[COLLECTED MATERIAL start]
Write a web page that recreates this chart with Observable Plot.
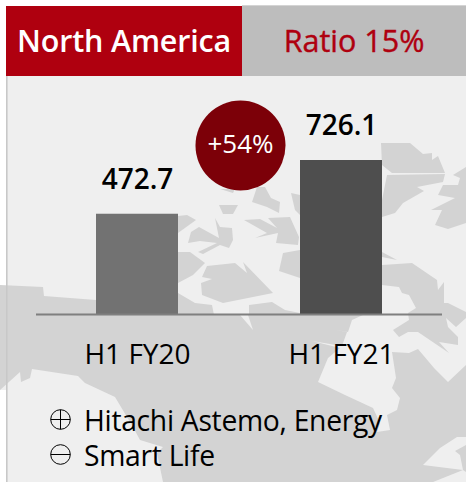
<!DOCTYPE html>
<html>
<head>
<meta charset="utf-8">
<script src="https://cdn.jsdelivr.net/npm/d3@7"></script>
<script src="https://cdn.jsdelivr.net/npm/@observablehq/plot@0.6"></script>
<style>
html,body{margin:0;padding:0;background:#fff;}
#stage{position:relative;width:466px;height:482px;overflow:hidden;font-family:"Open Sans",sans-serif;color:#000;}
#map,#chart{position:absolute;left:0;top:0;}
.head{position:absolute;top:6px;height:70px;line-height:68px;text-align:center;box-sizing:border-box;}
#h1{left:6px;width:236px;background:#af000f;color:#fff;font-size:30.5px;font-weight:600;letter-spacing:-.2px;}
#h2{left:242px;width:224px;background:#bdbdbd;color:#af000f;font-size:30.5px;font-weight:500;-webkit-text-stroke:.4px #af000f;}
.note{position:absolute;left:84px;font-size:28.3px;line-height:34px;white-space:nowrap;letter-spacing:-.3px;}
.sign{position:absolute;left:50px;width:21px;height:21px;}
</style>
</head>
<body>
<div id="stage">
<svg id="map" width="466" height="482" viewBox="0 0 466 482">
<rect x="7" y="76" width="459" height="406" fill="#efefef"/>
<g fill="#d3d3d3">
<path d="M381,143L410,143L423,154L432,153L432,160L438,156L445,173L392,173L382,165Z"/>
<path d="M387,175L445,174L443,182L417,187L424,191L403,203L395,213L382,217L382,200Z"/>
<path d="M466,167L453,175L460,178L458,185L443,185L438,195L455,198L431,210L442,210L435,225L448,229L466,223Z"/>
<path d="M220,189L235,189L233,193Z"/>
<path d="M257,187L265,187L271,198L280,202L279,213L267,207L252,202Z"/>
<path d="M219,205L238,205L233,214L223,214Z"/>
<path d="M291,193L300,195L300,215L295,210Z"/>
<path d="M244,220L260,219L277,228L268,218L290,217L299,237L298,245L276,243L278,233L255,238L267,233Z"/>
<path d="M178,216L187,215L196,220L178,233Z"/>
<path d="M188,243L191,232L199,227L219,238L215,218L220,227L232,228L233,240L229,248L220,245L203,254L198,252L217,243L200,241Z"/>
<path d="M178,252L190,252L205,263L193,275L178,283Z"/>
<path d="M207,266L235,263L247,273L243,262L273,293L248,298L223,303L202,295L201,283L212,279L202,277Z"/>
<path d="M283,253L300,250L300,278L279,271Z"/>
<path d="M382,252L397,260L382,257Z"/>
<path d="M382,265L412,263L437,280L438,290L444,282L444,303L448,303L466,312L466,318L456,327L446,318L448,327L458,337L458,345L439,342L449,353L418,332L408,332L399,337L393,330L409,320L408,313L416,308L409,295L402,293L399,287L382,285Z"/>
<path d="M178,293L195,303L212,305L214,315L178,315Z"/>
<path d="M249,305L272,302L285,310L300,313L300,315L249,315Z"/>
<path d="M0,285L43,287L44,296L96,300L96,315L0,315Z"/>
<rect x="0" y="314" width="466" height="168"/>
</g>
<g fill="#efefef">
<path d="M318,382L328,358L340,348L312,341L342,346L347,332L336,330L348,332L352,320L363,315L408,313L409,320L393,330L399,337L408,332L418,332L449,353L439,342L458,345L458,337L448,327L446,318L456,327L466,318L466,365L448,382L434,368L418,349L409,353L392,352L396,378L392,388L400,398L397,410L387,415L390,430L377,432L380,423L373,408L345,395Z"/>
<path d="M0,390L20,372L21,382L30,378L32,369L78,376L85,383L115,397L133,427L140,440L163,447L157,453L163,482L0,482Z"/>
<path d="M423,465L440,448L457,437L466,437L466,445L455,451L460,455L463,470L466,472L466,482L433,482L463,470Z"/>
<path d="M240,315L253,330L248,315Z"/>
</g>
<rect x="0" y="390" width="6.5" height="92" fill="#fff"/>
<rect x="6" y="76" width="1.6" height="406" fill="#c8c8c8"/>
<rect x="242" y="5" width="224" height="1.5" fill="#d4d4d4"/>
</svg>
<div id="chart"></div>
<div class="head" id="h1">North America</div>
<div class="head" id="h2">Ratio 15%</div>
<svg class="sign" style="top:409px" viewBox="0 0 21 21"><g fill="none" stroke="#000" stroke-width="1"><circle cx="10.5" cy="10.5" r="9.8"/><path d="M.7,10.5H20.3M10.5,.7V20.3"/></g></svg>
<svg class="sign" style="top:444px" viewBox="0 0 21 21"><g fill="none" stroke="#000" stroke-width="1"><circle cx="10.5" cy="10.5" r="9.8"/><path d="M.7,10.5H20.3"/></g></svg>
<div class="note" style="top:403px">Hitachi Astemo, Energy</div>
<div class="note" style="top:438px">Smart Life</div>
</div>
<script>
const periods = ["H1 FY20", "H1 FY21"];
const revenue = [472.7, 726.1];
const barColors = ["#727272", "#4e4e4e"];
const growthLabel = "+54%";

const rows = periods.map((period, i) => ({period, value: revenue[i], color: barColors[i]}));

const plot = Plot.plot({
  width: 466,
  height: 482,
  marginTop: 0,
  marginLeft: 36,
  marginRight: 24,
  marginBottom: 168,
  style: {background: "transparent", fontFamily: '"Open Sans",sans-serif', color: "#000"},
  x: {domain: periods, range: [35, 443], paddingInner: 0.598, paddingOuter: 0.299, label: null},
  y: {domain: [0, 726.1], range: [314, 160], axis: null},
  marks: [
    Plot.barY(rows, {x: "period", y: "value", fill: "color"}),
    Plot.ruleY([0], {stroke: "#7f7f7f", strokeWidth: 2}),
    Plot.text(rows, {x: "period", y: "value", text: d => d.value.toFixed(1), dy: -34, fontSize: 28, fontWeight: 600, fill: "#000"}),
    Plot.dot([growthLabel], {frameAnchor: "top-left", dx: 204, dy: 145, r: 45, fill: "#7c0008", stroke: "none"}),
    Plot.text([growthLabel], {frameAnchor: "top-left", dx: 204, dy: 144, text: d => d, textAnchor: "middle", lineAnchor: "middle", fontSize: 26, fill: "#fff", fontWeight: 500}),
    Plot.axisX({tickSize: 0, tickPadding: 30, fontSize: 28, label: null, fill: "#000"})
  ]
});
document.getElementById("chart").appendChild(plot);
</script>
</body>
</html>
[COLLECTED MATERIAL end]
**GIVEN EXERCISE:** Look through the lines above and collect those with the word "chart".

**RESULT FOR THIS EXERCISE:**
Write a web page that recreates this chart with Observable Plot.
#map,#chart{position:absolute;left:0;top:0;}
<div id="chart"></div>
document.getElementById("chart").appendChild(plot);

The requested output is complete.